Escrever é um jeito de gritar. Gritar e não ser considerada louca, porque louca é um jeito que o machismo encontrou de não validar o pensamento feminino. Chamar a mulher de louca é um modo de questionar a capacidade de entendimento da realidade. É uma forma de desvalidar. Embora, verdade seja dita, é preciso de muita força para não enlouquecer diante do que se vive sendo mulher. Pouco importa se se é jovem, velha, cis ou trans, o feminino é visto como território sem fronteira, aberto à invasão, espaço de abusos. Escrever ainda é pouco, mas já é um modo de desconjunturar a barbárie destes tempos. Não é fácil falar sobre esse assunto, pois há um “exército” de plantão a rechaçar qualquer texto que mexa com esse tema. Nestas horas lembro sempre de Guimarães Rosa, carecemos de ter coragem e romper o silêncio da boa educação na qual fomos ensinadas.
Nos últimos tempos (embora tenha sido desde sempre) há uma brutalidade sem pudor algum que insiste no gendramento do feminino pelo discurso falocêntrico. Basta lembrar dos últimos casos trazidos pela mídia envolvendo meninas, mulheres em situação de abuso. Quanta devastação. Quanto ódio às mulheres. Meninas tendo de gestar a violência de um estupro. Submetidas duplamente, triplamente à violência. Quantos níveis de horror conseguiremos suportar? Por que tanta raiva do feminino, raiva não só dos homens, mas de outras tantas mulheres? Essa raiva que alimenta o sadismo de uma sociedade hipócrita que se instaura em todas as instâncias de poder, seja no estupro, na violência doméstica, na misoginia, na pedofilia, no abuso sexual dentro da família, na violência obstétrica, na violência do Estado e até das religiões.
É preciso que possamos falar sobre esse assunto sem medo de qualquer tipo de coação, pois sim, há uma relação complexa entre violência, segredo e cumplicidade dentro das famílias. O que contribui para uma espécie de drama social e trauma para quem sofre o abuso. Os números são assustadores.
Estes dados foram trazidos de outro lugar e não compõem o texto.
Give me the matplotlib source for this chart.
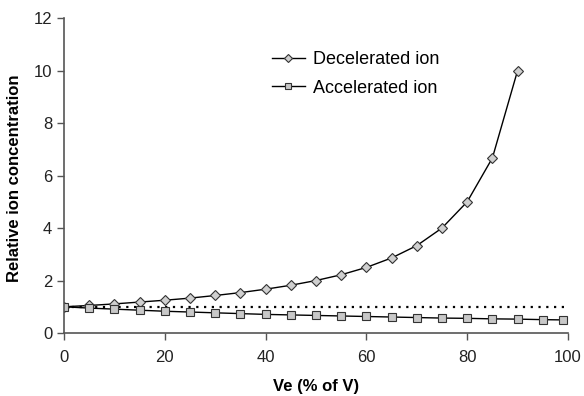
import matplotlib
matplotlib.use('Agg')
import matplotlib.pyplot as plt

plt.rcParams['font.family'] = ['Liberation Sans', 'DejaVu Sans']

# Ve (% of V)
ve_dec = [0, 5, 10, 15, 20, 25, 30, 35, 40, 45, 50, 55, 60, 65, 70, 75, 80, 85, 90]
decelerated = [1.0, 1.05, 1.11, 1.18, 1.25, 1.33, 1.43, 1.54, 1.67, 1.82, 2.0,
               2.22, 2.5, 2.86, 3.33, 4.0, 5.0, 6.67, 10.0]

ve_acc = [0, 5, 10, 15, 20, 25, 30, 35, 40, 45, 50, 55, 60, 65, 70, 75, 80, 85, 90, 95, 99]
accelerated = [1.0, 0.95, 0.91, 0.87, 0.83, 0.8, 0.77, 0.74, 0.71, 0.69, 0.67,
               0.65, 0.63, 0.61, 0.59, 0.57, 0.56, 0.54, 0.53, 0.51, 0.5]

ref_x = [0, 100]
ref_y = [1, 1]

fig = plt.figure(figsize=(5.84, 3.96), dpi=100)
ax = fig.add_axes([0.1096, 0.159, 0.863, 0.7955])

ax.plot(ref_x, ref_y, color='black', linestyle=(0, (1, 2.5)), linewidth=1.6)
ax.plot(ve_dec, decelerated, color='black', linewidth=1.0, marker='D',
        markersize=5, markerfacecolor='#cfcfcf', markeredgecolor='#333333',
        markeredgewidth=0.8, label='Decelerated ion')
ax.plot(ve_acc, accelerated, color='black', linewidth=1.0, marker='s',
        markersize=6, markerfacecolor='#c8c8c8', markeredgecolor='#333333',
        markeredgewidth=0.8, label='Accelerated ion')

ax.set_xlim(0, 100)
ax.set_ylim(0, 12)
ax.set_xticks([0, 20, 40, 60, 80, 100])
ax.set_yticks([0, 2, 4, 6, 8, 10, 12])
ax.spines['top'].set_visible(False)
ax.spines['right'].set_visible(False)
for s in ('left', 'bottom'):
    ax.spines[s].set_color('#555555')
    ax.spines[s].set_linewidth(1.2)
ax.tick_params(direction='out', length=5, width=1, color='#555555',
               labelsize=12, colors='#222222')
ax.tick_params(axis='x', pad=7)

ax.set_xlabel('Ve (% of V)', fontsize=12, fontweight='bold', labelpad=10)
ax.set_ylabel('Relative ion concentration', fontsize=12, fontweight='bold')
ax.yaxis.set_label_coords(-0.083, 0.492)

leg = ax.legend(loc='upper left', bbox_to_anchor=(0.38, 0.947), frameon=False,
                fontsize=13, handlelength=1.85, handletextpad=0.45,
                labelspacing=0.65, markerscale=0.75)

fig.savefig('out.png', dpi=100)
O Brasil é o segundo país que mais abusa e explora sexualmente as crianças. A cada 24 horas, cerca de 320 crianças e adolescentes são vítimas. Mas é preciso lembrar que esse número pode ser ainda maior, uma vez que em apenas sete a cada 100 casos ocorre a denúncia. Destas, 75% das vítimas são meninas, na maioria negras e de baixa condição econômica. Os dados são do Ministério da Mulher, da Família e dos Direitos Humanos. Os números mostram ainda que os principais abusadores são o padrasto, a madrasta, o pai e a mãe, o que aponta para o fato de que 8 em cada dez casos de abuso sexual ocorrem dentro de casa.
Precisamos pensar, urgentemente, sobre os efeitos do sistema heteropatriarcal ao qual somos submetidos no que diz respeito a construção das subjetividades. Somos, todos e todas, ensinados desde muito cedo que é preciso manter a representação da família perfeita a qualquer custo. Há uma negação da violência e do abuso sexual. A objetificação do corpo feminino e da criança, a posição submissa das mulheres diante do masculino, a manutenção da idealização da família a qualquer custo, produz uma subjetividade que naturaliza a violência. O que causa estranhamento é porque falar sobre isso gera mais indignação do que o abuso sexual de uma criança ou mulher, em si.